Task goal
Exactly the lines from the one with "What matplotlib code" through the one with "return '%g' % v" should be returned, both ends included and nothing else. Omit any pictures.

Extracted entries
....................

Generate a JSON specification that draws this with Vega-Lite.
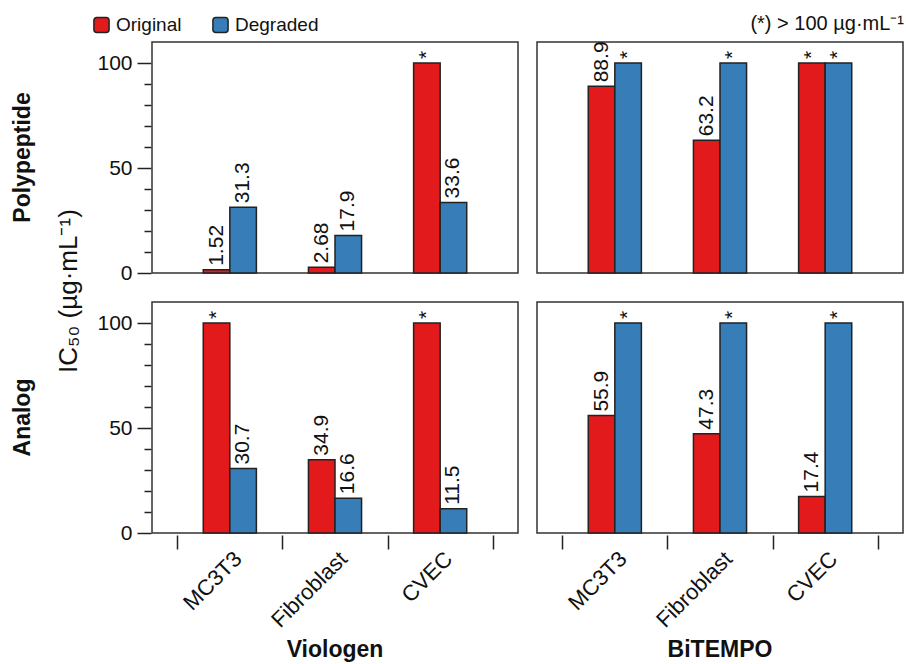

....................

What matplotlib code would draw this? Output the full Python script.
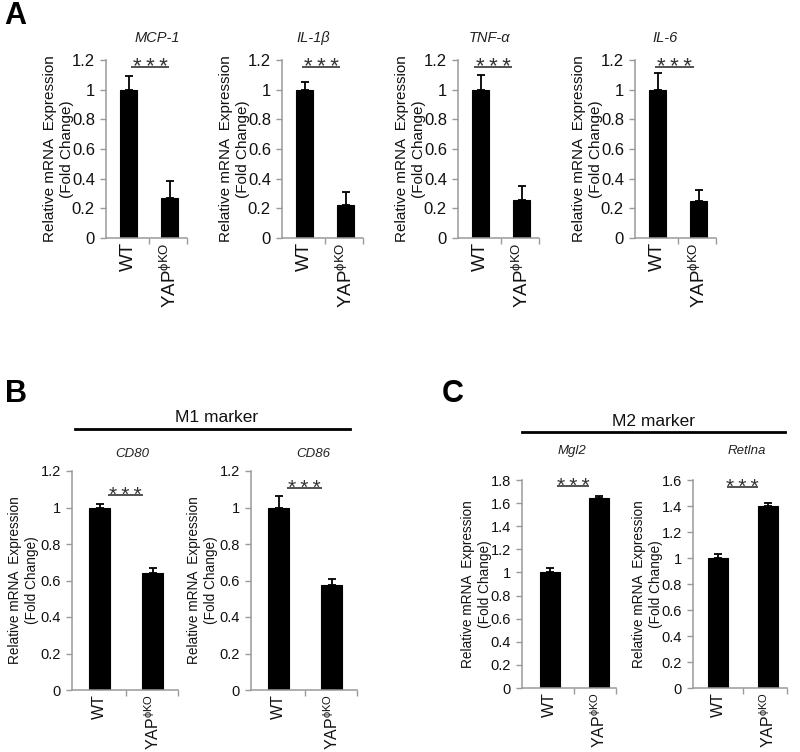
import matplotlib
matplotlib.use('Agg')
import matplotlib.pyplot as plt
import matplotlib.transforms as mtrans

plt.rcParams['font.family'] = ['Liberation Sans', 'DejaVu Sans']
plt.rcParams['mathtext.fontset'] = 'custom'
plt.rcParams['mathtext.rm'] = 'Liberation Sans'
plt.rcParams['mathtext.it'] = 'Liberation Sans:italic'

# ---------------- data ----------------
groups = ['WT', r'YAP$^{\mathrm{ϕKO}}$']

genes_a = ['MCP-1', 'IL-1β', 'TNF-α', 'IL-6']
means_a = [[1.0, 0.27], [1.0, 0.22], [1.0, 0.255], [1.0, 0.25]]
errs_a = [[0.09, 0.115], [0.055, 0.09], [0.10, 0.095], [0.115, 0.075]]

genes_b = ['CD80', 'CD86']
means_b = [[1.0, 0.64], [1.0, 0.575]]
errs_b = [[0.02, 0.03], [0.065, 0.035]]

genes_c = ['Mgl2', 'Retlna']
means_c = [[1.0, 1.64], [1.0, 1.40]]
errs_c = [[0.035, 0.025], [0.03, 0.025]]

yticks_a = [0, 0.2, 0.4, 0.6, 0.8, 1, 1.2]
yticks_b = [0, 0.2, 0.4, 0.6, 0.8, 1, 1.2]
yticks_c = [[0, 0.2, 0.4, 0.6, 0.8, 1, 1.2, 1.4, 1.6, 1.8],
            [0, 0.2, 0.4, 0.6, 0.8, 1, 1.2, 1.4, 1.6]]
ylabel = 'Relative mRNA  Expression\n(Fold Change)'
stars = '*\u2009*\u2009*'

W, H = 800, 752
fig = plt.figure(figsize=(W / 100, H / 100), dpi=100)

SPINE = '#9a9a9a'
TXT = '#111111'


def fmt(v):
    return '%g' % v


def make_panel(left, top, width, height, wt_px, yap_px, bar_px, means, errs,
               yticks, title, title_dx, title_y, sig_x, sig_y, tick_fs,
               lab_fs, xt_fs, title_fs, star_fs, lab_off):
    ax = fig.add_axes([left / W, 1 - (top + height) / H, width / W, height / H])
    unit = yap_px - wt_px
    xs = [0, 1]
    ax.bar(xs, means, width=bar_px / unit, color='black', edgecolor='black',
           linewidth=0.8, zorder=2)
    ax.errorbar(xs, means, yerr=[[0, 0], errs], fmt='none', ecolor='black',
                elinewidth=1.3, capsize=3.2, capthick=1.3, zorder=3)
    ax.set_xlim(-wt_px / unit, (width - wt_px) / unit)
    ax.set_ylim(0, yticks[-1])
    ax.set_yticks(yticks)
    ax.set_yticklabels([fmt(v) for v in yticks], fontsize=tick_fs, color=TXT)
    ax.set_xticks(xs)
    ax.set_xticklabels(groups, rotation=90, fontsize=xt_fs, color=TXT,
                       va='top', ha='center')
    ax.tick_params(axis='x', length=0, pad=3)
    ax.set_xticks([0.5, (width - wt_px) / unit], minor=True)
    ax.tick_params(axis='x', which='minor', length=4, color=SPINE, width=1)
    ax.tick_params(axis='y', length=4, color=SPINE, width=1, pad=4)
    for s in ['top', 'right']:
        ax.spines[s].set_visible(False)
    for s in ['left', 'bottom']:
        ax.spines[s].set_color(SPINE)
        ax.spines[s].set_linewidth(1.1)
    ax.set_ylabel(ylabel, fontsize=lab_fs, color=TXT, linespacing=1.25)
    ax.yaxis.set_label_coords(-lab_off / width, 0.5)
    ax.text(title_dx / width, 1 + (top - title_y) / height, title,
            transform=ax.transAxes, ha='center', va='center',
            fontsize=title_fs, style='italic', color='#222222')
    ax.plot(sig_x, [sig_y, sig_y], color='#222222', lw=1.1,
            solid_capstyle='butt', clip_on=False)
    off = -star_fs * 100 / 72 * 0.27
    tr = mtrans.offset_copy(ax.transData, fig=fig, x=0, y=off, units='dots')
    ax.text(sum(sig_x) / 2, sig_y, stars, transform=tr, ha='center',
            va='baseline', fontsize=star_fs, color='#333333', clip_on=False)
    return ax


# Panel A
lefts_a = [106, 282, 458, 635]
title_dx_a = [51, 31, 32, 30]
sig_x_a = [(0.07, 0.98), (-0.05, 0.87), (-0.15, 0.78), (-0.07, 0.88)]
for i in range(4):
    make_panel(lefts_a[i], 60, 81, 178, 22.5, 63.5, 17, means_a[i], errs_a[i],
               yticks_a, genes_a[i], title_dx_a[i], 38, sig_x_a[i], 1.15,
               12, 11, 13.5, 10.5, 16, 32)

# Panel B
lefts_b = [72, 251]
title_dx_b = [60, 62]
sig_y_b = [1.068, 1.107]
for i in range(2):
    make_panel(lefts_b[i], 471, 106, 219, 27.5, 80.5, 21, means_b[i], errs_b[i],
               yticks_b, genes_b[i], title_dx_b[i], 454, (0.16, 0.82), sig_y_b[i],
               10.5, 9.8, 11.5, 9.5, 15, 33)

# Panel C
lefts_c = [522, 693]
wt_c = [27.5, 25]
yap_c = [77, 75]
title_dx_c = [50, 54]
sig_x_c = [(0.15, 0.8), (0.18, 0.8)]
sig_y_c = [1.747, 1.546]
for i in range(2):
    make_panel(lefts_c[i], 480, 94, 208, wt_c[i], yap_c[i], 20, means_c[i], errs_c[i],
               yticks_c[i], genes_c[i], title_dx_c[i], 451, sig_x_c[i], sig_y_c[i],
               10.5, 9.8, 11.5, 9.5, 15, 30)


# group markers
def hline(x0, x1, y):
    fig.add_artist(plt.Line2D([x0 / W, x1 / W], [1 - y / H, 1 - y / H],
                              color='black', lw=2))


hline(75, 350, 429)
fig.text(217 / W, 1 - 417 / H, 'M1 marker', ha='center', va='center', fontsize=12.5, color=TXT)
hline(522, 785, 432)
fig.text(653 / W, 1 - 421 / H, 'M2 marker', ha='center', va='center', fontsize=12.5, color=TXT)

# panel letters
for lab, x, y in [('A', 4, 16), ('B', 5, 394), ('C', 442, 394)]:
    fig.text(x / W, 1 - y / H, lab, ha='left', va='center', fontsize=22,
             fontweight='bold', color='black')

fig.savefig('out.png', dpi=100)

....................

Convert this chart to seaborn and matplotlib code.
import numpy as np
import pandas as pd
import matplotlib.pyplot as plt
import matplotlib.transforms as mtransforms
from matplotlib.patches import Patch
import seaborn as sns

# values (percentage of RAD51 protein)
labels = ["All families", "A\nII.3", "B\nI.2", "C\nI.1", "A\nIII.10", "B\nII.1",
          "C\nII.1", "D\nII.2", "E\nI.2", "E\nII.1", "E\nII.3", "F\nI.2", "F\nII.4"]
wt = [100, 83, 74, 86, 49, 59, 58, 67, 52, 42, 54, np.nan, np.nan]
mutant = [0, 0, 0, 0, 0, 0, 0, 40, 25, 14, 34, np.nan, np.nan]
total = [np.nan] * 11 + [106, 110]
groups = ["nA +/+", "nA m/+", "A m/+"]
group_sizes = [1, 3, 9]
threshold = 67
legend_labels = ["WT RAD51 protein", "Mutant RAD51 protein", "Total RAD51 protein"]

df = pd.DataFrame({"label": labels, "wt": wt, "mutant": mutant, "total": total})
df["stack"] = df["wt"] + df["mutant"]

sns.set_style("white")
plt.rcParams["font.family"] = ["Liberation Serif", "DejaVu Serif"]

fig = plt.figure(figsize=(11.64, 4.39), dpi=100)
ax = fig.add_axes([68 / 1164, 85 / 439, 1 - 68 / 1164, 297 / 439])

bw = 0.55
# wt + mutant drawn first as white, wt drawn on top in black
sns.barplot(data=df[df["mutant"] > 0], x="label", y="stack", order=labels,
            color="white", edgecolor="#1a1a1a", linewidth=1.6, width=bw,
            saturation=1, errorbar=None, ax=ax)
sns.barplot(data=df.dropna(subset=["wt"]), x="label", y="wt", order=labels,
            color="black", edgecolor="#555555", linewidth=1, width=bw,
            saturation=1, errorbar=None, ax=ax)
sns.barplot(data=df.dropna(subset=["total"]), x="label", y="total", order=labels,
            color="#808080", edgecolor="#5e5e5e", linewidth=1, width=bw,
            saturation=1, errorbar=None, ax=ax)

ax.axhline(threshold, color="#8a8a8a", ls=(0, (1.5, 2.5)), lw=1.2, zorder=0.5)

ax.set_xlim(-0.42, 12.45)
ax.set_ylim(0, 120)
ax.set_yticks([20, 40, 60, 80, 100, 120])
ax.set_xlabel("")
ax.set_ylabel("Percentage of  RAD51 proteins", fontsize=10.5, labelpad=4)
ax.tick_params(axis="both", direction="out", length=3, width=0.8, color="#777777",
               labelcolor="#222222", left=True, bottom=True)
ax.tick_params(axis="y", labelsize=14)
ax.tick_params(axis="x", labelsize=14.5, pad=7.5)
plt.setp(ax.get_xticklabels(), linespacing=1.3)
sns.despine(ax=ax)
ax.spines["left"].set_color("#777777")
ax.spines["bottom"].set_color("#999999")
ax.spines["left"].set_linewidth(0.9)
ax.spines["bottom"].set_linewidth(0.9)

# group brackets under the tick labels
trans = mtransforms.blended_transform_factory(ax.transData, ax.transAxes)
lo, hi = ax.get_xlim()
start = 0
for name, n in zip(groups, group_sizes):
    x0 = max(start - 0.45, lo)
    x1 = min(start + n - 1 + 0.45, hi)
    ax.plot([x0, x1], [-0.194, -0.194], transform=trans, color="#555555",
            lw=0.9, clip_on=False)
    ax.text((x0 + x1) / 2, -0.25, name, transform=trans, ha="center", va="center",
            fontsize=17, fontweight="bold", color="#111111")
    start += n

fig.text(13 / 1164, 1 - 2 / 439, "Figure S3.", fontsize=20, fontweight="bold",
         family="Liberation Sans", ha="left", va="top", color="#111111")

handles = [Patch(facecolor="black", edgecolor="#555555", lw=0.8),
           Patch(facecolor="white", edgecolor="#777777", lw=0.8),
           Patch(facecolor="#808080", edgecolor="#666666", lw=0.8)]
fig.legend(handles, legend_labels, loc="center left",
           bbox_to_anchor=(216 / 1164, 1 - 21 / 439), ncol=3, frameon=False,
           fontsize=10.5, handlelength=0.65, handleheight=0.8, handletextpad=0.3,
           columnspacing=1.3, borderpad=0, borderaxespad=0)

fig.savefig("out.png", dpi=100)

....................

Answer to this exercise
What matplotlib code would draw this? Output the full Python script.
import matplotlib
matplotlib.use('Agg')
import matplotlib.pyplot as plt
import matplotlib.transforms as mtrans

plt.rcParams['font.family'] = ['Liberation Sans', 'DejaVu Sans']
plt.rcParams['mathtext.fontset'] = 'custom'
plt.rcParams['mathtext.rm'] = 'Liberation Sans'
plt.rcParams['mathtext.it'] = 'Liberation Sans:italic'

# ---------------- data ----------------
groups = ['WT', r'YAP$^{\mathrm{ϕKO}}$']

genes_a = ['MCP-1', 'IL-1β', 'TNF-α', 'IL-6']
means_a = [[1.0, 0.27], [1.0, 0.22], [1.0, 0.255], [1.0, 0.25]]
errs_a = [[0.09, 0.115], [0.055, 0.09], [0.10, 0.095], [0.115, 0.075]]

genes_b = ['CD80', 'CD86']
means_b = [[1.0, 0.64], [1.0, 0.575]]
errs_b = [[0.02, 0.03], [0.065, 0.035]]

genes_c = ['Mgl2', 'Retlna']
means_c = [[1.0, 1.64], [1.0, 1.40]]
errs_c = [[0.035, 0.025], [0.03, 0.025]]

yticks_a = [0, 0.2, 0.4, 0.6, 0.8, 1, 1.2]
yticks_b = [0, 0.2, 0.4, 0.6, 0.8, 1, 1.2]
yticks_c = [[0, 0.2, 0.4, 0.6, 0.8, 1, 1.2, 1.4, 1.6, 1.8],
            [0, 0.2, 0.4, 0.6, 0.8, 1, 1.2, 1.4, 1.6]]
ylabel = 'Relative mRNA  Expression\n(Fold Change)'
stars = '*\u2009*\u2009*'

W, H = 800, 752
fig = plt.figure(figsize=(W / 100, H / 100), dpi=100)

SPINE = '#9a9a9a'
TXT = '#111111'


def fmt(v):
    return '%g' % v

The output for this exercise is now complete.